Apple's new privacy changes have also affected Facebook's stock value, currently trading at a 35% lower price compared to the start of the year.
Meta is also facing legal disputes in Europe, as regulators are planning to implement new laws that will specify how EU citizens' data can be processed, stored and transferred to the US.
Mark Zuckerberg announced that Facebook, Instagram and WhatsApp may very well be restricted for European users, in the event of such a restrictive legislation will be implemented.
The bad press trend continues for Meta, as Tuesday saw the company's market cap fall below $600 billion, for the first time since May 2020.
Meta's total market cap is now at $599.32 billion, which makes it drop right below Nvidia ($627 billion market cap).

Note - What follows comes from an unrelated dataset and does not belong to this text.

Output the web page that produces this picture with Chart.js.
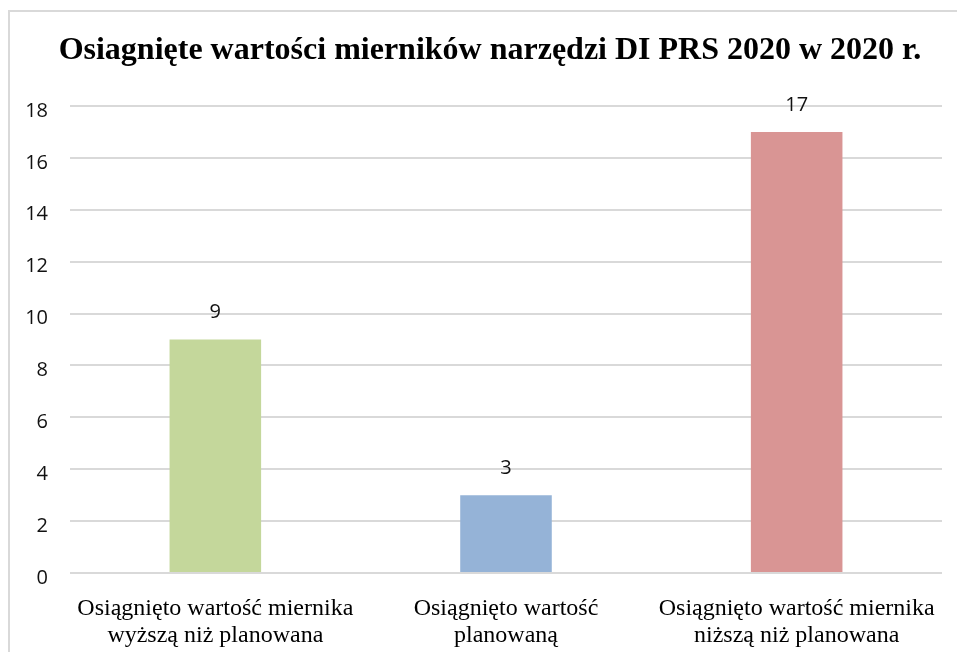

Due to the latest disappointing earnings report and the litigations Meta is facing in Europe, the company is no longer ranked as one of the five most valuable tech companies, alongside Apple, Microsoft, Amazon, and Alphabet. It's currently behind Tesla, Berkshire Hathaway, and Nvidia.
Even though it is currently facing negative headlines, the silver lining for Meta could be that dropping below the $600 billion market cap may help the company dodge the new antitrust scrutiny.
At the time of publishing, Meta's stock price was trading 2.10% lower.